Common Mistakes and Best Practices
Owning a hardware wallet doesn't make you invincible — user error remains the weakest link. The single biggest mistake is storing the recovery seed digitally: a photo in iCloud, a text file on Dropbox, or a note in a password manager can all be compromised.
Backup Like a Pro
Write your seed phrase on paper or, better yet, stamp it into metal. Store multiple copies in geographically separated, secure locations. Never type it into a website, no matter how convincing the page looks.
Verify Before You Sign
Always double-check the receiving address on the hardware wallet's screen, not just your computer. Malware can swap addresses in the clipboard, but it can't rewrite what's displayed on a trusted screen.

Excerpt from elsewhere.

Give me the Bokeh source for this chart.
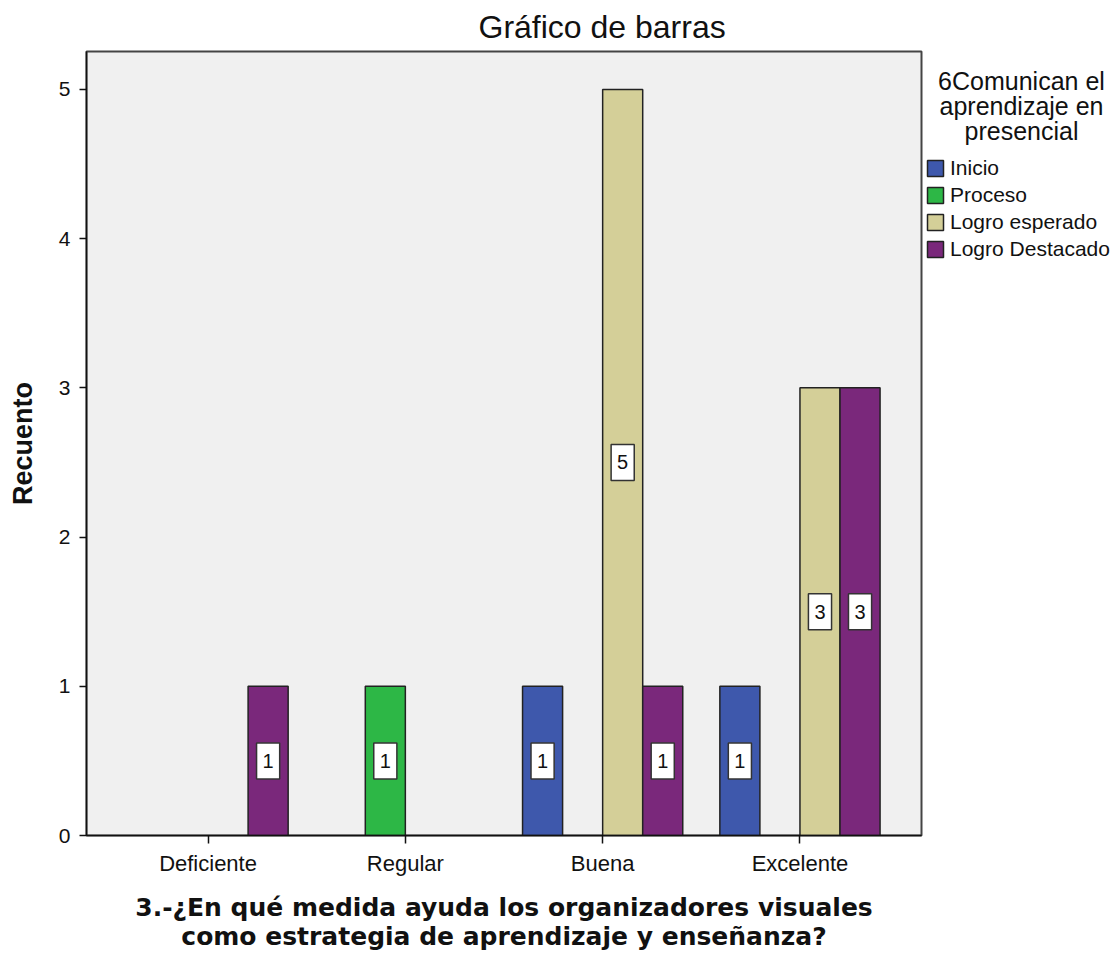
from bokeh.plotting import figure
from bokeh.layouts import row
from bokeh.models import ColumnDataSource, FactorRange, Range1d, Legend, LegendItem, FixedTicker, Title, Label
from bokeh.transform import dodge
from bokeh.core.properties import value
from bokeh.embed import file_html
from bokeh.resources import INLINE

# ---- data ----
categories = ["Deficiente", "Regular", "Buena", "Excelente"]
series = ["Inicio", "Proceso", "Logro esperado", "Logro Destacado"]
inicio = [0, 0, 1, 1]
proceso = [0, 1, 0, 0]
logro_esperado = [0, 0, 5, 3]
logro_destacado = [1, 0, 1, 3]
y_ticks = [0, 1, 2, 3, 4, 5]

title_text = "Gráfico de barras"
legend_title_lines = ["6Comunican el", "aprendizaje en", "presencial"]
x_title = "3.-¿En qué medida ayuda los organizadores visuales\ncomo estrategia de aprendizaje y enseñanza?"
y_title = "Recuento"

# ---- style ----
colors = ["#3E58AC", "#2DB746", "#D4CF98", "#7A287B"]
offsets = [-0.3045, -0.1015, 0.1015, 0.3045]
bar_w = 0.203
FONT = "Liberation Sans"
H = 954
W_MAIN, W_LEG = 924, 195

# ---------------- main chart ----------------
p = figure(
    x_range=FactorRange(*categories, range_padding=0.116, range_padding_units="absolute"),
    y_range=Range1d(0, 5.254),
    width=W_MAIN, height=H,
    output_backend="svg", toolbar_location=None,
    min_border_left=86, min_border_right=3, min_border_top=50, min_border_bottom=119,
)
p.background_fill_color = "#F0F0F0"
p.border_fill_color = "white"
p.outline_line_color = "#444444"
p.outline_line_width = 2
p.xgrid.visible = False
p.ygrid.visible = False

p.title = Title(text=title_text, align="left", offset=392, standoff=13,
                text_font=FONT, text_font_size="32px", text_font_style="normal", text_color="#111111")

values = [inicio, proceso, logro_esperado, logro_destacado]
for i, (name, vals) in enumerate(zip(series, values)):
    cats = [c for c, v in zip(categories, vals) if v > 0]
    cnt = [v for v in vals if v > 0]
    src = ColumnDataSource(dict(cat=cats, count=cnt, mid=[v / 2 for v in cnt], label=[str(v) for v in cnt]))
    p.vbar(x=dodge("cat", offsets[i], range=p.x_range), top="count", width=bar_w, source=src,
           fill_color=colors[i], line_color="#222222", line_width=1.5)
    p.text(x=dodge("cat", offsets[i], range=p.x_range), y="mid", text="label", source=src,
           text_align="center", text_baseline="middle", text_font=value(FONT), text_font_size="20px",
           text_color="#111111", background_fill_color="white", border_line_color="#333333",
           border_line_width=1.5, padding=dict(left=6, right=6, top=11, bottom=11))

p.yaxis.ticker = FixedTicker(ticks=y_ticks)
for ax in (p.xaxis[0], p.yaxis[0]):
    ax.axis_line_color = "#111111"
    ax.axis_line_width = 1.5
    ax.major_tick_line_color = "#111111"
    ax.major_tick_line_width = 1.5
    ax.major_tick_in = 0
    ax.minor_tick_line_color = None
    ax.major_label_text_font = FONT
    ax.major_label_text_font_size = "21px"
    ax.major_label_text_color = "#111111"
    ax.axis_label_text_color = "#111111"
    ax.axis_label_text_font_style = "bold"

p.xaxis.major_label_text_font_size = "22px"
p.yaxis.major_tick_out = 7
p.yaxis.major_label_standoff = 9
p.yaxis.axis_label = y_title
p.yaxis.axis_label_text_font = FONT
p.yaxis.axis_label_text_font_size = "27px"
p.yaxis.axis_label_standoff = 18

p.xaxis.major_tick_out = 8
p.xaxis.major_label_standoff = 7
p.xaxis.axis_label = x_title
p.xaxis.axis_label_text_font = "DejaVu Sans"
p.xaxis.axis_label_text_font_size = "25px"
p.xaxis.axis_label_text_line_height = 1.03
p.xaxis.axis_label_standoff = 14

# ---------------- legend panel (frame aligned with the main frame: y 50..835) ----------------
p2 = figure(width=W_LEG, height=H, x_range=Range1d(0, W_LEG), y_range=Range1d(119, 904),
            x_axis_type=None, y_axis_type=None, output_backend="svg", toolbar_location=None,
            min_border=0, min_border_left=0, min_border_right=0, min_border_top=50, min_border_bottom=119)
p2.outline_line_color = None
p2.background_fill_color = "white"
p2.border_fill_color = "white"

items = []
for i, (name, vals) in enumerate(zip(series, values)):
    # hidden proxy renderers (same series values) that only supply the legend swatches
    proxy = p2.vbar(x=list(range(len(vals))), top=vals, width=1, fill_color=colors[i],
                    line_color="#222222", line_width=1.5, visible=False)
    items.append(LegendItem(label=name, renderers=[proxy]))

legend = Legend(items=items, location=(1, 574), orientation="vertical",
                glyph_width=20, glyph_height=20, spacing=3, label_standoff=5,
                padding=0, margin=0, border_line_color=None, background_fill_alpha=0,
                inactive_fill_alpha=0,
                label_text_font=FONT, label_text_font_size="21px", label_text_color="#111111",
                label_height=20)
p2.add_layout(legend)

leg_title_x = 97
leg_title_y = [874.0, 849.3, 824.6]
for txt, yy in zip(legend_title_lines, leg_title_y):
    p2.add_layout(Label(x=leg_title_x, y=yy, text=txt, text_align="center", text_baseline="alphabetic",
                        text_font=FONT, text_font_size="25px", text_color="#111111"))

layout = row(p, p2, spacing=0)
open("out.html", "w").write(file_html(layout, INLINE))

"The most expensive hardware wallet is worthless if its seed phrase lives on a phone."
Key Takeaways
The crypto hardware wallet is the closest thing the digital asset world has to a bank vault you can carry in your pocket. It isolates your private keys from the chaos of the internet, hands you full custody of your wealth, and shrugs off most remote attacks with ease.
- Hardware wallets store keys offline in tamper-resistant chips
- They eliminate the exchange and software-wallet attack surface
- Choose devices with Secure Element chips, audits, and open firmware
- Never store your seed phrase digitally — use metal backups
- Always verify transaction details on the device screen
Whether you're stacking sats for the next decade or safeguarding a six-figure NFT collection, a hardware wallet is the bedrock of any serious crypto security strategy. Buy one, set it up properly, and sleep soundly knowing your keys — and your future — are firmly in your own hands.